## SUPPLIED DATA:
# # #

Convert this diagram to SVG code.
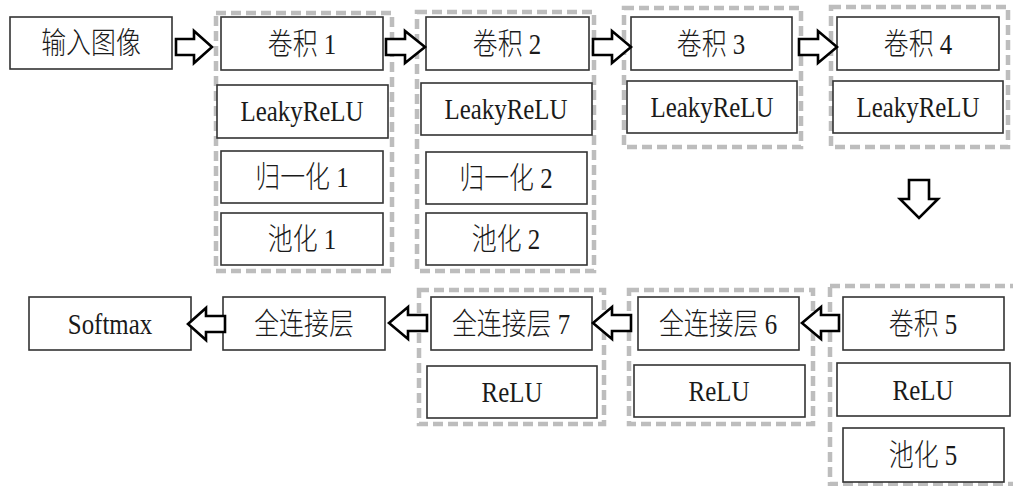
<svg xmlns="http://www.w3.org/2000/svg" width="1013" height="486" viewBox="0 0 1013 486">
<style>
.grp{fill:none;stroke:#bdbdbd;stroke-width:4.5;stroke-dasharray:10 5}
.box{fill:#fff;stroke:#333;stroke-width:1.6}
.t{font-family:"Liberation Serif","Noto Sans CJK SC",serif;font-size:30px;font-weight:300;fill:#1a1a1a;text-anchor:middle}
.arr{fill:#fff;stroke:#000;stroke-width:2.6;stroke-linejoin:miter}
</style>
<rect width="1013" height="486" fill="#fff"/>
<g id="groups">
<rect class="grp" x="216" y="13" width="176" height="258"/>
<rect class="grp" x="417" y="12" width="177" height="259"/>
<rect class="grp" x="624" y="8" width="177" height="139"/>
<rect class="grp" x="831" y="7" width="177" height="140"/>
<rect class="grp" x="419" y="290" width="185" height="134"/>
<rect class="grp" x="629" y="290" width="184" height="134"/>
<rect class="grp" x="830" y="286" width="190" height="198"/>
</g>
<g id="n_input"><rect class="box" x="10" y="17" width="162" height="52"/><text class="t" transform="translate(91,53) scale(0.83,1)">输入图像</text></g>
<g id="n_conv1"><rect class="box" x="221" y="17" width="162" height="53"/><text class="t" transform="translate(302,54) scale(0.83,1)">卷积 1</text></g>
<g id="n_lrelu1"><rect class="box" x="217" y="85" width="171" height="53"/><text class="t" transform="translate(302,121) scale(0.83,1)">LeakyReLU</text></g>
<g id="n_norm1"><rect class="box" x="221" y="151" width="162" height="52"/><text class="t" transform="translate(302,187) scale(0.83,1)">归一化 1</text></g>
<g id="n_pool1"><rect class="box" x="221" y="213" width="162" height="52"/><text class="t" transform="translate(302,249) scale(0.83,1)">池化 1</text></g>
<g id="n_conv2"><rect class="box" x="426" y="17" width="163" height="53"/><text class="t" transform="translate(507,54) scale(0.83,1)">卷积 2</text></g>
<g id="n_lrelu2"><rect class="box" x="421" y="83" width="171" height="52"/><text class="t" transform="translate(506,119) scale(0.83,1)">LeakyReLU</text></g>
<g id="n_norm2"><rect class="box" x="426" y="152" width="161" height="52"/><text class="t" transform="translate(506,188) scale(0.83,1)">归一化 2</text></g>
<g id="n_pool2"><rect class="box" x="426" y="213" width="161" height="52"/><text class="t" transform="translate(506,249) scale(0.83,1)">池化 2</text></g>
<g id="n_conv3"><rect class="box" x="631" y="17" width="161" height="53"/><text class="t" transform="translate(711,54) scale(0.83,1)">卷积 3</text></g>
<g id="n_lrelu3"><rect class="box" x="627" y="81" width="170" height="52"/><text class="t" transform="translate(712,117) scale(0.83,1)">LeakyReLU</text></g>
<g id="n_conv4"><rect class="box" x="837" y="17" width="162" height="53"/><text class="t" transform="translate(918,54) scale(0.83,1)">卷积 4</text></g>
<g id="n_lrelu4"><rect class="box" x="833" y="81" width="170" height="52"/><text class="t" transform="translate(918,117) scale(0.83,1)">LeakyReLU</text></g>
<g id="n_conv5"><rect class="box" x="843" y="297" width="161" height="53"/><text class="t" transform="translate(923,334) scale(0.83,1)">卷积 5</text></g>
<g id="n_relu5"><rect class="box" x="837" y="363" width="173" height="53"/><text class="t" transform="translate(923,400) scale(0.83,1)">ReLU</text></g>
<g id="n_pool5"><rect class="box" x="843" y="428" width="161" height="54"/><text class="t" transform="translate(923,465) scale(0.83,1)">池化 5</text></g>
<g id="n_fc6"><rect class="box" x="638" y="297" width="161" height="53"/><text class="t" transform="translate(718,334) scale(0.83,1)">全连接层 6</text></g>
<g id="n_relu6"><rect class="box" x="634" y="365" width="171" height="52"/><text class="t" transform="translate(719,401) scale(0.83,1)">ReLU</text></g>
<g id="n_fc7"><rect class="box" x="431" y="297" width="161" height="53"/><text class="t" transform="translate(511,334) scale(0.83,1)">全连接层 7</text></g>
<g id="n_relu7"><rect class="box" x="427" y="366" width="170" height="52"/><text class="t" transform="translate(512,402) scale(0.83,1)">ReLU</text></g>
<g id="n_fc"><rect class="box" x="223" y="297" width="162" height="53"/><text class="t" transform="translate(304,334) scale(0.83,1)">全连接层</text></g>
<g id="n_softmax"><rect class="box" x="29" y="297" width="162" height="53"/><text class="t" transform="translate(110,334) scale(0.83,1)">Softmax</text></g>
<g id="connectors">
<path class="arr" d="M176 39 L194 39 L194 31 L212 47 L194 63 L194 55 L176 55 Z"/>
<path class="arr" d="M386 39 L405 39 L405 31 L425 47 L405 63 L405 55 L386 55 Z"/>
<path class="arr" d="M593 39 L612 39 L612 31 L631 47 L612 63 L612 55 L593 55 Z"/>
<path class="arr" d="M799 39 L818 39 L818 31 L837 47 L818 63 L818 55 L799 55 Z"/>
<path class="arr" d="M909 180 L929 180 L929 199 L938 199 L919 218 L900 199 L909 199 Z"/>
<path class="arr" d="M839 315 L821 315 L821 307 L802 323 L821 339 L821 331 L839 331 Z"/>
<path class="arr" d="M631 315 L612 315 L612 307 L593 323 L612 339 L612 331 L631 331 Z"/>
<path class="arr" d="M427 315 L408 315 L408 307 L389 323 L408 339 L408 331 L427 331 Z"/>
<path class="arr" d="M225 316 L206 316 L206 308 L188 324 L206 340 L206 332 L225 332 Z"/>
</g>
</svg>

# # #

## WHAT TO PRODUCE:
Pictures excluded, quote all the data above exactly.

## OUTPUT FOR THIS TASK:
Convert this diagram to SVG code.
<svg xmlns="http://www.w3.org/2000/svg" width="1013" height="486" viewBox="0 0 1013 486">
<style>
.grp{fill:none;stroke:#bdbdbd;stroke-width:4.5;stroke-dasharray:10 5}
.box{fill:#fff;stroke:#333;stroke-width:1.6}
.t{font-family:"Liberation Serif","Noto Sans CJK SC",serif;font-size:30px;font-weight:300;fill:#1a1a1a;text-anchor:middle}
.arr{fill:#fff;stroke:#000;stroke-width:2.6;stroke-linejoin:miter}
</style>
<rect width="1013" height="486" fill="#fff"/>
<g id="groups">
<rect class="grp" x="216" y="13" width="176" height="258"/>
<rect class="grp" x="417" y="12" width="177" height="259"/>
<rect class="grp" x="624" y="8" width="177" height="139"/>
<rect class="grp" x="831" y="7" width="177" height="140"/>
<rect class="grp" x="419" y="290" width="185" height="134"/>
<rect class="grp" x="629" y="290" width="184" height="134"/>
<rect class="grp" x="830" y="286" width="190" height="198"/>
</g>
<g id="n_input"><rect class="box" x="10" y="17" width="162" height="52"/><text class="t" transform="translate(91,53) scale(0.83,1)">输入图像</text></g>
<g id="n_conv1"><rect class="box" x="221" y="17" width="162" height="53"/><text class="t" transform="translate(302,54) scale(0.83,1)">卷积 1</text></g>
<g id="n_lrelu1"><rect class="box" x="217" y="85" width="171" height="53"/><text class="t" transform="translate(302,121) scale(0.83,1)">LeakyReLU</text></g>
<g id="n_norm1"><rect class="box" x="221" y="151" width="162" height="52"/><text class="t" transform="translate(302,187) scale(0.83,1)">归一化 1</text></g>
<g id="n_pool1"><rect class="box" x="221" y="213" width="162" height="52"/><text class="t" transform="translate(302,249) scale(0.83,1)">池化 1</text></g>
<g id="n_conv2"><rect class="box" x="426" y="17" width="163" height="53"/><text class="t" transform="translate(507,54) scale(0.83,1)">卷积 2</text></g>
<g id="n_lrelu2"><rect class="box" x="421" y="83" width="171" height="52"/><text class="t" transform="translate(506,119) scale(0.83,1)">LeakyReLU</text></g>
<g id="n_norm2"><rect class="box" x="426" y="152" width="161" height="52"/><text class="t" transform="translate(506,188) scale(0.83,1)">归一化 2</text></g>
<g id="n_pool2"><rect class="box" x="426" y="213" width="161" height="52"/><text class="t" transform="translate(506,249) scale(0.83,1)">池化 2</text></g>
<g id="n_conv3"><rect class="box" x="631" y="17" width="161" height="53"/><text class="t" transform="translate(711,54) scale(0.83,1)">卷积 3</text></g>
<g id="n_lrelu3"><rect class="box" x="627" y="81" width="170" height="52"/><text class="t" transform="translate(712,117) scale(0.83,1)">LeakyReLU</text></g>
<g id="n_conv4"><rect class="box" x="837" y="17" width="162" height="53"/><text class="t" transform="translate(918,54) scale(0.83,1)">卷积 4</text></g>
<g id="n_lrelu4"><rect class="box" x="833" y="81" width="170" height="52"/><text class="t" transform="translate(918,117) scale(0.83,1)">LeakyReLU</text></g>
<g id="n_conv5"><rect class="box" x="843" y="297" width="161" height="53"/><text class="t" transform="translate(923,334) scale(0.83,1)">卷积 5</text></g>
<g id="n_relu5"><rect class="box" x="837" y="363" width="173" height="53"/><text class="t" transform="translate(923,400) scale(0.83,1)">ReLU</text></g>
<g id="n_pool5"><rect class="box" x="843" y="428" width="161" height="54"/><text class="t" transform="translate(923,465) scale(0.83,1)">池化 5</text></g>
<g id="n_fc6"><rect class="box" x="638" y="297" width="161" height="53"/><text class="t" transform="translate(718,334) scale(0.83,1)">全连接层 6</text></g>
<g id="n_relu6"><rect class="box" x="634" y="365" width="171" height="52"/><text class="t" transform="translate(719,401) scale(0.83,1)">ReLU</text></g>
<g id="n_fc7"><rect class="box" x="431" y="297" width="161" height="53"/><text class="t" transform="translate(511,334) scale(0.83,1)">全连接层 7</text></g>
<g id="n_relu7"><rect class="box" x="427" y="366" width="170" height="52"/><text class="t" transform="translate(512,402) scale(0.83,1)">ReLU</text></g>
<g id="n_fc"><rect class="box" x="223" y="297" width="162" height="53"/><text class="t" transform="translate(304,334) scale(0.83,1)">全连接层</text></g>
<g id="n_softmax"><rect class="box" x="29" y="297" width="162" height="53"/><text class="t" transform="translate(110,334) scale(0.83,1)">Softmax</text></g>
<g id="connectors">
<path class="arr" d="M176 39 L194 39 L194 31 L212 47 L194 63 L194 55 L176 55 Z"/>
<path class="arr" d="M386 39 L405 39 L405 31 L425 47 L405 63 L405 55 L386 55 Z"/>
<path class="arr" d="M593 39 L612 39 L612 31 L631 47 L612 63 L612 55 L593 55 Z"/>
<path class="arr" d="M799 39 L818 39 L818 31 L837 47 L818 63 L818 55 L799 55 Z"/>
<path class="arr" d="M909 180 L929 180 L929 199 L938 199 L919 218 L900 199 L909 199 Z"/>
<path class="arr" d="M839 315 L821 315 L821 307 L802 323 L821 339 L821 331 L839 331 Z"/>
<path class="arr" d="M631 315 L612 315 L612 307 L593 323 L612 339 L612 331 L631 331 Z"/>
<path class="arr" d="M427 315 L408 315 L408 307 L389 323 L408 339 L408 331 L427 331 Z"/>
<path class="arr" d="M225 316 L206 316 L206 308 L188 324 L206 340 L206 332 L225 332 Z"/>
</g>
</svg>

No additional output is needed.